The brook trout has been adopted as the official state fish, and its range has spread from its original Upper Peninsula habitat to the southernmost regions of the state. But many people think that a better choice would have been the scrappy smallmouth bass, which was not only native everywhere in the state but today commonly reaches the 4-pound mark.
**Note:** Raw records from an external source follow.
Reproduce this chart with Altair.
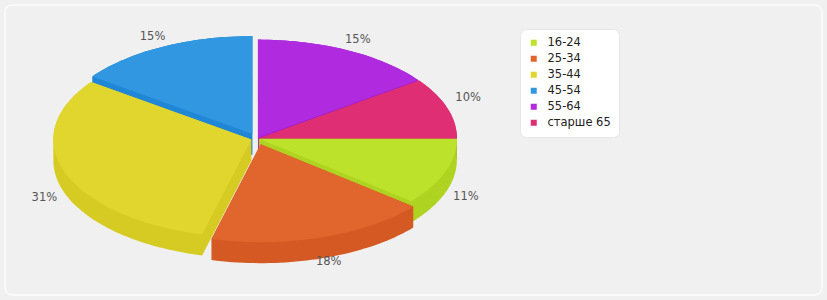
import math
import numpy as np
import pandas as pd
import altair as alt

# ---- data ----
groups = ["16-24", "25-34", "35-44", "45-54", "55-64", "старше 65"]
shares = [11, 18, 31, 15, 15, 10]

# ---- styles / layout (not data) ----
top_colors = ["#bde22c", "#e0662e", "#e0d62e", "#3097e0", "#b02be0", "#e02e74"]
side_colors = ["#aed321", "#d45922", "#d6cb22", "#2087d6", "#a020d4", "#cf2466"]
explode = [2, 12, 6, 10, 2, 2]
CX, CY = 257.0, 138.5
RX, RY = 198.0, 98.0
DEPTH = 21.0
W, H = 827, 300


def hull(pts):
    pts = sorted(set(pts))
    def cross(o, a, b):
        return (a[0] - o[0]) * (b[1] - o[1]) - (a[1] - o[1]) * (b[0] - o[0])
    lower, upper = [], []
    for p in pts:
        while len(lower) >= 2 and cross(lower[-2], lower[-1], p) <= 0:
            lower.pop()
        lower.append(p)
    for p in reversed(pts):
        while len(upper) >= 2 and cross(upper[-2], upper[-1], p) <= 0:
            upper.pop()
        upper.append(p)
    return lower[:-1] + upper[:-1]


total = float(sum(shares))
rows, labels = [], []
start = 0.0
mids = []
for g, v, d in zip(groups, shares, explode):
    span = 360.0 * v / total
    a0, a1 = start, start + span
    start = a1
    m = math.radians((a0 + a1) / 2)
    mids.append(m)
    ox = CX + d * math.cos(m)
    oy = CY + d * (RY / RX) * math.sin(m)
    n = max(8, int(span / 1.5))
    top = [(ox, oy)]
    for a in np.linspace(a0, a1, n):
        t = math.radians(a)
        top.append((ox + RX * math.cos(t), oy + RY * math.sin(t)))
    for i, (x, y) in enumerate(top):
        rows.append({"group": g, "part": "top", "i": i, "x": x, "y": y})
    side = hull([(round(x, 3), round(y, 3)) for x, y in top] +
                [(round(x, 3), round(y + DEPTH, 3)) for x, y in top])
    for i, (x, y) in enumerate(side):
        rows.append({"group": g, "part": "side", "i": i, "x": x, "y": y})
    lx = ox + (RX + 22) * math.cos(m)
    ly = oy + RY * math.sin(m) + (DEPTH + 4 if math.sin(m) > 0 else -10)
    labels.append({"group": g, "text": f"{v}%", "x": lx, "y": ly})

df = pd.DataFrame(rows)
lab = pd.DataFrame(labels)

xs = alt.Scale(domain=[0, W], nice=False, zero=False)
ys = alt.Scale(domain=[0, H], nice=False, zero=False, reverse=True)

base = alt.Chart(df)

border = alt.Chart(pd.DataFrame({"k": [0]})).mark_rect(
    fill="#f0f0f0", stroke="#fbfbfb", strokeWidth=1.5, cornerRadius=7
).encode(x=alt.value(5), x2=alt.value(822), y=alt.value(5), y2=alt.value(295))

layers = [border]
order = sorted(range(len(groups)), key=lambda k: math.sin(mids[k]))
for k in order:
    layers.append(
        base.transform_filter(
            (alt.datum.part == "side") & (alt.datum.group == groups[k])
        ).mark_line(filled=True, color=side_colors[k], interpolate="linear").encode(
            x=alt.X("x:Q", scale=xs, axis=None),
            y=alt.Y("y:Q", scale=ys, axis=None),
            order=alt.Order("i:Q"),
        )
    )

tops = base.transform_filter(alt.datum.part == "top").mark_line(
    filled=True, interpolate="linear"
).encode(
    x=alt.X("x:Q", scale=xs, axis=None),
    y=alt.Y("y:Q", scale=ys, axis=None),
    order=alt.Order("i:Q"),
    detail="group:N",
    color=alt.Color(
        "group:N",
        scale=alt.Scale(domain=groups, range=top_colors),
        legend=alt.Legend(
            title=None, orient="none", legendX=520, legendY=29,
            symbolType="square", symbolSize=36, symbolStrokeWidth=0,
            labelFont="DejaVu Sans", labelFontSize=11.5, labelColor="#222",
            labelOffset=8, rowPadding=3, padding=8,
            fillColor="#ffffff", strokeColor="#e6e6e6", cornerRadius=6,
        ),
    ),
)
layers.append(tops)

text = alt.Chart(lab).mark_text(
    font="DejaVu Sans", fontSize=11.5, color="#555", align="center", baseline="middle"
).encode(
    x=alt.X("x:Q", scale=xs, axis=None),
    y=alt.Y("y:Q", scale=ys, axis=None),
    text="text:N",
)
layers.append(text)

chart = alt.layer(*layers).properties(
    width=W, height=H, padding=0, autosize="none", background="#f0f0f0"
).configure_view(stroke=None)

chart.save("out.html", embed_options={"renderer": "svg", "actions": False})
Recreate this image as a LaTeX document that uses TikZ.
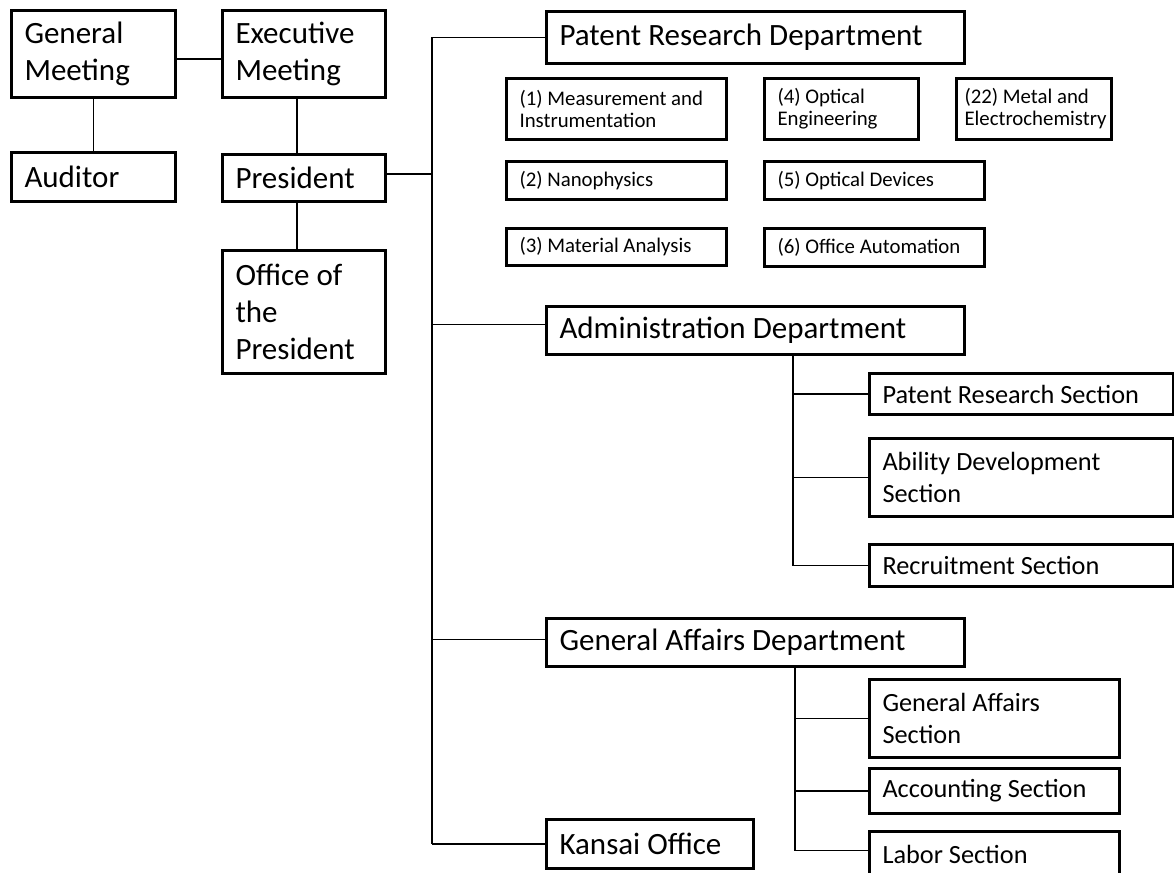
\documentclass[tikz,border=0pt]{standalone}
\usepackage{fontspec}
\setmainfont{Carlito}
\begin{document}
\begin{tikzpicture}[x=1pt,y=-1pt,
  box/.style={draw, line width=3pt, anchor=north west, inner xsep=13pt, inner ysep=0pt, align=flush left},
  bigtxt/.style={font=\fontsize{31}{37}\selectfont},
  sectxt/.style={font=\fontsize{26.3}{32}\selectfont},
  smalltxt/.style={font=\fontsize{20.8}{22}\selectfont},
  link/.style={line width=1.5pt}]
\useasboundingbox (0,0) rectangle (1174,872);

% board and executive
\node[box,bigtxt,minimum width=164,minimum height=87,text width=138] (gm) at (10,9) {General\\Meeting};
\node[box,bigtxt,minimum width=163,minimum height=87,text width=137] (em) at (221,9) {Executive\\Meeting};
\node[box,bigtxt,minimum width=164,minimum height=49,text width=138] (au) at (10,151) {Auditor};
\node[box,bigtxt,minimum width=163,minimum height=47,text width=137] (pr) at (221,153) {President};
\node[box,bigtxt,minimum width=163,minimum height=123,text width=137] (op) at (221,249) {Office of\\the\\President};

% departments
\node[box,bigtxt,minimum width=418,minimum height=52,text width=392] (prd) at (545,10) {Patent Research Department};
\node[box,bigtxt,minimum width=418,minimum height=48,text width=392] (ad) at (545,305) {Administration Department};
\node[box,bigtxt,minimum width=418,minimum height=48,text width=392] (gad) at (545,617) {General Affairs Department};
\node[box,bigtxt,minimum width=207,minimum height=49,text width=181] (ko) at (545,818) {Kansai Office};

% research fields
\node[box,smalltxt,minimum width=220,minimum height=61,text width=194] (f1) at (505,77) {(1) Measurement and\\Instrumentation};
\node[box,smalltxt,minimum width=154,minimum height=61,text width=128] (f4) at (763,77) {(4) Optical\\Engineering};
\node[box,smalltxt,inner xsep=8pt,minimum width=155,minimum height=61,text width=139] (f22) at (955,77) {(22) Metal and\\Electrochemistry};
\node[box,smalltxt,minimum width=220,minimum height=38,text width=194] (f2) at (505,160) {(2) Nanophysics};
\node[box,smalltxt,minimum width=220,minimum height=38,text width=194] (f5) at (763,160) {(5) Optical Devices};
\node[box,smalltxt,minimum width=220,minimum height=37,text width=194] (f3) at (505,227) {(3) Material Analysis};
\node[box,smalltxt,minimum width=220,minimum height=38,text width=194] (f6) at (763,227) {(6) Office Automation};

% sections
\node[box,sectxt,minimum width=304,minimum height=41,text width=278] (prs) at (868,372) {Patent Research Section};
\node[box,sectxt,minimum width=304,minimum height=78,text width=278] (ads) at (868,437) {Ability Development\\Section};
\node[box,sectxt,minimum width=304,minimum height=42,text width=278] (rs) at (868,543) {Recruitment Section};
\node[box,sectxt,minimum width=250,minimum height=78,text width=224] (gas) at (868,678) {General Affairs\\Section};
\node[box,sectxt,minimum width=250,minimum height=45,text width=224] (acs) at (868,767) {Accounting Section};
\node[box,sectxt,minimum width=250,minimum height=46,text width=224] (ls) at (868,830) {Labor Section};

% spine positions and branch points
\coordinate (tk) at (432,0);
\coordinate (ak) at (793,0);
\coordinate (gk) at (795,0);
\coordinate (ex) at (297,0);
\coordinate (gme) at ([yshift=-5pt]gm.east);
\coordinate (pre) at ([yshift=4pt]pr.east);
\coordinate (adw) at ([yshift=6pt]ad.west);
\coordinate (gadw) at ([yshift=3pt]gad.west);
\coordinate (lsw) at ([yshift=4pt]ls.west);

% connectors
\draw[link] (gme) -- (em.west |- gme);
\draw[link] (gm.south) -- (au.north);
\draw[link] (ex |- em.south) -- (ex |- pr.north);
\draw[link] (ex |- pr.south) -- (ex |- op.north);
\draw[link] (pre) -- (tk |- pre);
\draw[link] (tk |- prd.west) -- (tk |- ko.west);
\draw[link] (prd.west) -- (tk |- prd.west);
\draw[link] (adw) -- (tk |- adw);
\draw[link] (gadw) -- (tk |- gadw);
\draw[link] (ko.west) -- (tk |- ko.west);
\draw[link] (ak |- ad.south) -- (ak |- rs.west);
\foreach \n in {prs,ads,rs} \draw[link] (\n.west) -- (ak |- \n.west);
\draw[link] (gk |- gad.south) -- (gk |- lsw);
\draw[link] (gas.west) -- (gk |- gas.west);
\draw[link] (acs.west) -- (gk |- acs.west);
\draw[link] (lsw) -- (gk |- lsw);
\end{tikzpicture}
\end{document}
Michiganders like to boast that their state has more registered boats—about 900,000—than any other, something to be expected in a state popu-lated by fishing fanatics. While bigger boats are required for the rougher water of the Great Lakes, inland-lakes fishing tends to be more of a tin-boat activity. Small aluminum boats in the 10- to 14-foot range, rigged with small outboards, are ideal for launching on many lakes and rivers where the ramps are dirt or grass and the path to them is a narrow forest two-track.
Although these offer some good fishing, the larger specimens of most species are found in the big Great Lakes waters and their bays. As a result, Michigan has some impressive rod-and-reel gamefish records. These include an 11-pound, 15-ounce largemouth bass; a 9-pound, 4-ounce smallmouth bass; a 17-pound, 3-ounce walleye; a 47-pound, 12-ounce muskellunge; a 39-pound northern pike; a 32-pound, 10-ounce Atlantic salmon; a 9-pound, 8-ounce brook trout; and a 26-pound, 8-ounce rainbow trout.
Commercial fishing for game species was virtually ended by the state in the 1970s, but a federal judge ruled that native Americans could still carry on commercial fisheries for salmon, lake trout, and whitefish. This ruling has led to an ongoing conflict between anglers and Indian commercial fishermen, with the former accusing the latter of overharvesting the resource, and the latter accusing the former of attempting to wriggle out of legal obligations. The conflict is greatest in places like Grand Traverse Bay and northern Lake Huron, where the nets of tribal anglers tend to be concentrated in the same small areas where anglers fish.
The present agreement between the state and Indian tribes runs out in the year 2000, and many observers think that the recognition of several new tribes by the federal government in the 1990s, all of which have claimed fishing rights, will make the problem even more difficult to resolve.